As a piquant novelty Mr. Buchan has hit upon the device of introducing a band of ragged Glasgow lads, formed into an unofficial body of boy scouts. In the exuberance of their youth, they march to such songs as 'Class-conscious are we, and class-conscious wull be, Till our fit's on the neck of the Boorjoyzee', learned by one of their members at a Socialist Sunday school. But these are battle hymns, sung for the sake of their rhythm, without regard to their meaning, and the boys are unreservedly, not to say violently, on the side of law and order. They are amusing; but we wish Mr. Buchan could have made his villains anything but Bolshevists. The Bolshevist crops up in every shocker nowadays; but for romantic value he is, say, to the old-fashioned pirate, as a penny is to a pound. His associations are not picturesque at all, but merely ugly, and as a figure of romance he stands far below even the nihilist of a generation ago, who figured bravely enough in many of the older stories.
August 4th 1922
MR. BUCHAN'S LATEST ROMANCE
Huntingtower, by John Buchan.
(Hodder and Stoughton. 7s. 6d. net).
This story shows us Mr Buchan engaged in turning over and recombining into fresh groupings a heap of more or less familiar romantic 'properties'. His setting is the Scottish seacoast, and an untenanted mansion, in charge of a crew of surly, furtive lodgekeepers, who have something to hide, and betray the fact; and of a rough inn-keeper, who is desperately anxious to dissuade travellers from staying at his house.

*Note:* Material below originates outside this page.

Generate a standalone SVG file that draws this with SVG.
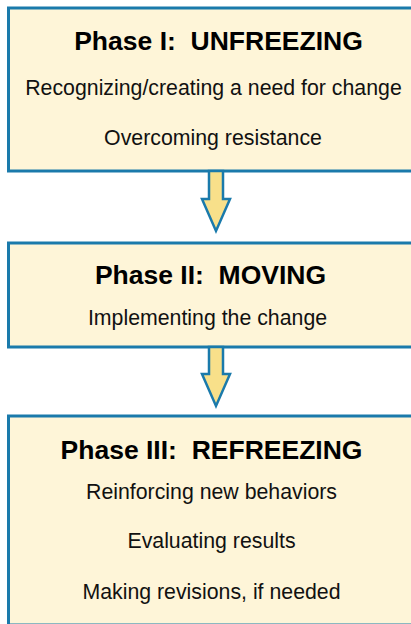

They work under the direction of one Loudon, a factor, and a bluff, hearty, weather-tanned fellow, who makes the pleasantest impression of a wholesome open-air sportsman, till at length, we are allowed to detect in him just a fugitive gleam of something faintly suspicious. Loudon is good, in the traditional manner. There is a Danish brig, and a landing by a boat's crew of villains by night, and in stormy weather. There is, inevitably, a beautiful foreign girl, suitably provided with unscrupulous enemies, and with an unwelcome lover, 'beautiful as a devil,' who will stick at nothing. For the necessary contrast of the prosaic with the picturesque there is a middle-aged and wealthy Glasgow grocer, timid and respectable by habit, though a stout-hearted fellow at bottom, who has sold his business and blunders into this whirl of picturesque violence at the bidding of a life-long passion for romance, which his retirement has set him free at last to indulge.
Dickson McCunn has many engaging qualities besides his simplicity and kindliness. He has a harmless vanity which makes him thrill with pride when he over hears praises of 'D. McCunn, the great provision merchant', a praiseworthy habit of carrying Izaak Walton in his pocket when he goes on pilgrimage, and an invincible belief that what is needed to defeat the lovely foreigner's enemies is the 'sound business head' which has brought him his prosperity and modest fame.
As a piquant novelty Mr. Buchan has hit upon the device of introducing a band of ragged Glasgow lads, formed into an unofficial body of boy scouts. In the exuberance of their youth, they march to such songs as 'Class-conscious are we, and class-conscious wull be, Till our fit's on the neck of the Boorjoyzee', learned by one of their members at a Socialist Sunday school. But these are battle hymns, sung for the sake of their rhythm, without regard to their meaning, and the boys are unreservedly, not to say violently, on the side of law and order. They are amusing; but we wish Mr. Buchan could have made his villains anything but Bolshevists. The Bolshevist crops up in every shocker nowadays; but for romantic value he is, say, to the old-fashioned pirate, as a penny is to a pound. His associations are not picturesque at all, but merely ugly, and as a figure of romance he stands far below even the nihilist of a generation ago, who figured bravely enough in many of the older stories.